Ofcom has not made a decision if it will block CCTV broadcasts or not.

Trojan Horse

Meanwhile, the Belt and Road steamroller ploughs on mercilessly without being bothered too much by criticism from NGOs and halfhearted opposition from EU leaders who at the same time don’t want to endanger their relationship with China.

On April 11-13, new initiatives will be presented at the China and Central and Eastern Europe (CEE) summit in Dubrovnik, Croatia, which is another name for the “16+1” cooperation structure that was an embryonic form of the Belt and Road.

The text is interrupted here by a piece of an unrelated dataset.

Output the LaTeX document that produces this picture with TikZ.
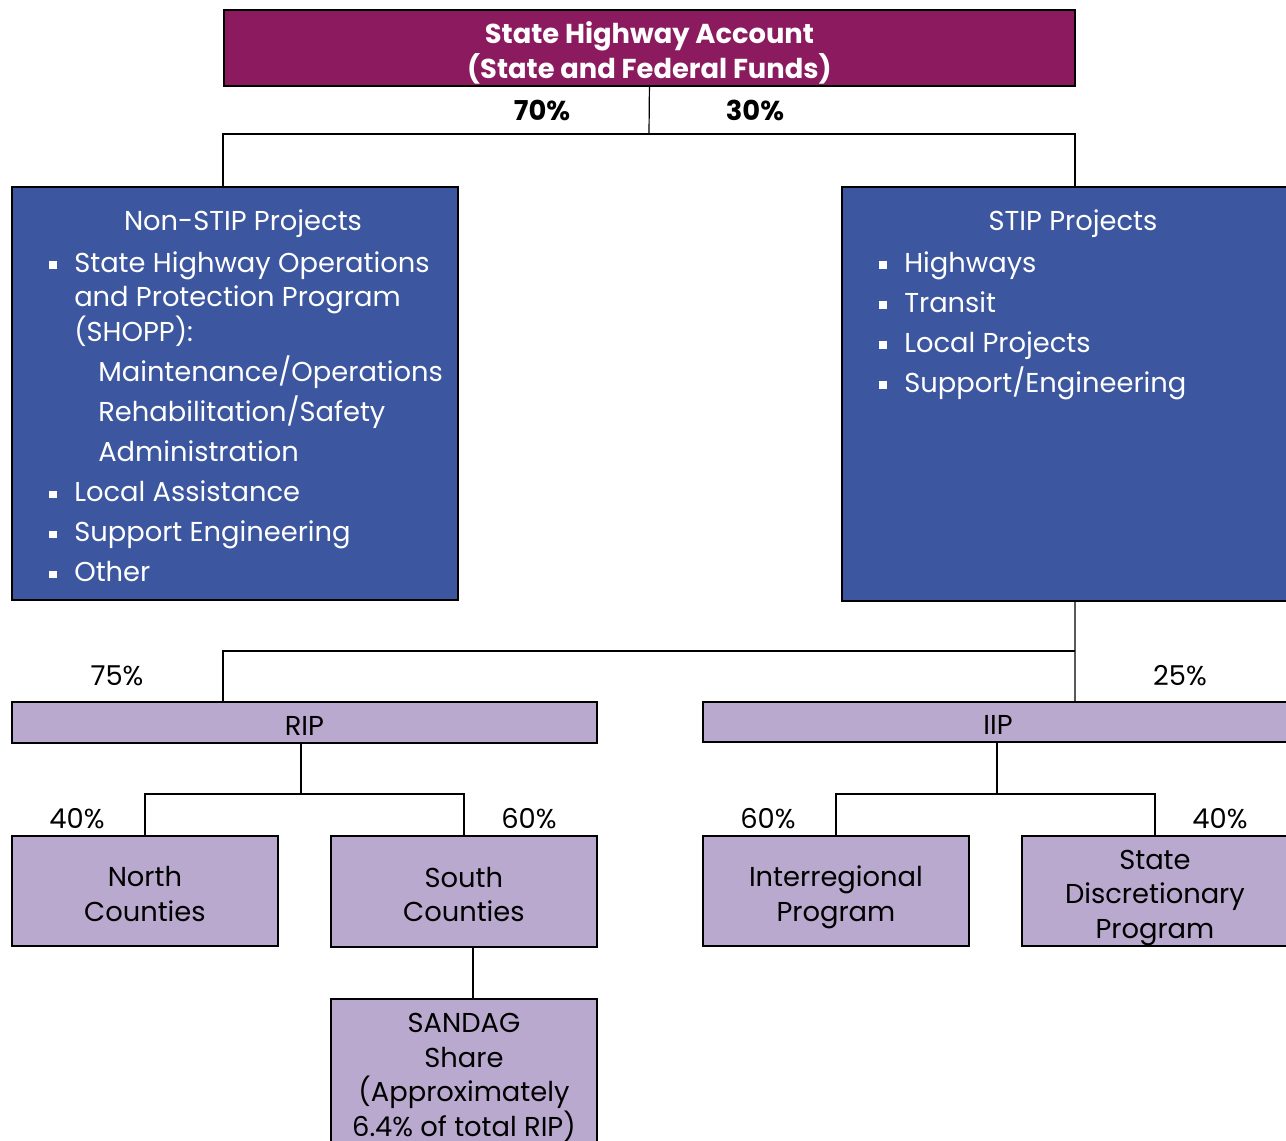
\documentclass[tikz,border=0pt]{standalone}
\usepackage{fontspec}
\setmainfont{Poppins}
\usetikzlibrary{positioning}

\definecolor{acctpurple}{RGB}{139,27,94}
\definecolor{projblue}{RGB}{60,87,160}
\definecolor{proglav}{RGB}{185,169,206}

\newcommand{\sqbul}{\makebox[18.75pt][l]{\raisebox{0.12em}{\rule{5.5pt}{5.5pt}}}}
\newcommand{\subind}{\hspace*{18.75pt}\hspace*{18pt}}
\newcommand{\boxfont}{\fontsize{20.5}{26}\selectfont}

\tikzset{
  box/.style={draw=black, line width=1.4pt, inner sep=0pt, anchor=north west},
  bluebox/.style={box, fill=projblue},
  lavbox/.style={box, fill=proglav},
  boxtext/.style={align=center, font=\boxfont, inner sep=0pt, yshift=-4.5pt},
  pct/.style={font=\boxfont, inner sep=0pt},
  link/.style={line width=0.9pt}
}

\begin{document}
\begin{tikzpicture}[x=0.75pt, y=-0.75pt]
    \clip (0,0) rectangle (1286,1141);

    % Top account
    \node (top) [box, fill=acctpurple, minimum width=851*0.75pt, minimum height=76*0.75pt] at (223,9) {};
    \node (toptext) [boxtext, yshift=0.75pt, text=white, font=\bfseries\boxfont] at (top)
        {State Highway Account\\(State and Federal Funds)};

    % Project boxes
    \node (nonstip) [bluebox, minimum width=446*0.75pt, minimum height=413*0.75pt] at (11,186) {};
    \node (stip) [bluebox, minimum width=466*0.75pt, minimum height=414*0.75pt] at (841,186) {};

    \node (nonstiptitle) [pct, text=white] at (243,224) {Non-STIP Projects};
    \node (stiptitle) [pct, text=white] at (1073,224) {STIP Projects};

    \node (nonstiplist) [pct, text=white, align=left, anchor=north west] at (49,251)
        {\sqbul State Highway Operations\\
         \hspace*{18.75pt}and Protection Program\\
         \hspace*{18.75pt}(SHOPP):\\[4pt]
         \subind Maintenance/Operations\\[4pt]
         \subind Rehabilitation/Safety\\[4pt]
         \subind Administration\\[4pt]
         \sqbul Local Assistance\\[4pt]
         \sqbul Support Engineering\\[4pt]
         \sqbul Other};
    \node (stiplist) [pct, text=white, align=left, anchor=north west] at (879,251)
        {\sqbul Highways\\[4pt]
         \sqbul Transit\\[4pt]
         \sqbul Local Projects\\[4pt]
         \sqbul Support/Engineering};

    % Program boxes
    \node (rip) [lavbox, minimum width=585*0.75pt, minimum height=41*0.75pt] at (11,701) {};
    \node (iip) [lavbox, minimum width=590*0.75pt, minimum height=40*0.75pt] at (702,701) {};
    \node (north) [lavbox, minimum width=266*0.75pt, minimum height=110*0.75pt] at (11,835) {};
    \node (south) [lavbox, minimum width=266*0.75pt, minimum height=111*0.75pt] at (330,835) {};
    \node (inter) [lavbox, minimum width=266*0.75pt, minimum height=110*0.75pt] at (702,835) {};
    \node (statedisc) [lavbox, minimum width=266*0.75pt, minimum height=110*0.75pt] at (1021,835) {};
    \node (sandag) [lavbox, minimum width=266*0.75pt, minimum height=145*0.75pt] at (330,998) {};

    \node (riptext) [boxtext] at (rip) {\strut RIP\strut};
    \node (iiptext) [boxtext] at (iip) {\strut IIP\strut};
    \node (northtext) [boxtext] at (north) {\strut North\\Counties\strut};
    \node (southtext) [boxtext] at (south) {\strut South\\Counties\strut};
    \node (intertext) [boxtext] at (inter) {\strut Interregional\\Program\strut};
    \node (statedisctext) [boxtext] at (statedisc) {\strut State\\Discretionary\\Program\strut};
    \node (sandagtext) [boxtext] at (sandag) {\strut SANDAG\\Share\\(Approximately\\6.4\% of total RIP)\strut};

    % Fork points
    \coordinate (fork1) at (649,134);
    \coordinate (forkleft1) at (223,134);
    \coordinate (fork2) at (1075,651);
    \coordinate (forkleft2) at (223,651);
    \coordinate (fork3) at (301,794);
    \coordinate (fork4) at (997,794);

    % Connectors
    \draw[link] (top.south) -- (fork1);
    \draw[link] (nonstip.north -| forkleft1) -- (forkleft1) -- (fork1 -| stip.north) -- (stip.north);
    \draw[link] (stip.south) -- (fork2) -- (iip.north -| fork2);
    \draw[link] (fork2) -- (forkleft2) -- (rip.north -| forkleft2);
    \draw[link] (rip.south -| fork3) -- (fork3);
    \draw[link] (north.north) -- (fork3 -| north.north) -- (fork3 -| south.north) -- (south.north);
    \draw[link] (iip.south -| fork4) -- (fork4);
    \draw[link] (inter.north) -- (fork4 -| inter.north) -- (fork4 -| statedisc.north) -- (statedisc.north);
    \draw[link] ([xshift=6.75pt]south.south) -- ([xshift=6.75pt]sandag.north);

    % Shares
    \node (pct70) [pct, font=\bfseries\boxfont] at (542,110) {70\%};
    \node (pct30) [pct, font=\bfseries\boxfont] at (755,110) {30\%};
    \node (pct75) [pct] at (117,676) {75\%};
    \node (pct25) [pct] at (1180,676) {25\%};
    \node (pctnorth) [pct] at (77,819) {40\%};
    \node (pctsouth) [pct] at (529,819) {60\%};
    \node (pctinter) [pct] at (768,819) {60\%};
    \node (pctstate) [pct] at (1220,819) {40\%};
\end{tikzpicture}
\end{document}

The CEE was dubbed a “Trojan Horse” by EU officials, and in 2017, then German Foreign Minister Sigmar Gabriel even said China should follow a “One Europe” policy – a jab at Beijing’s diplomacy that demands any country that wants diplomatic ties with China to recognize “One China,” that means: including the rebellious province of Taiwan.

But it is almost certain that Greece will now participate as well, strengthening the “16+1” group (turning it into a more imposing "17+1") weakening Brussels's central leadership, and laying the groundwork for the second-ever Belt and Road forum to be held in Beijing on 26 April.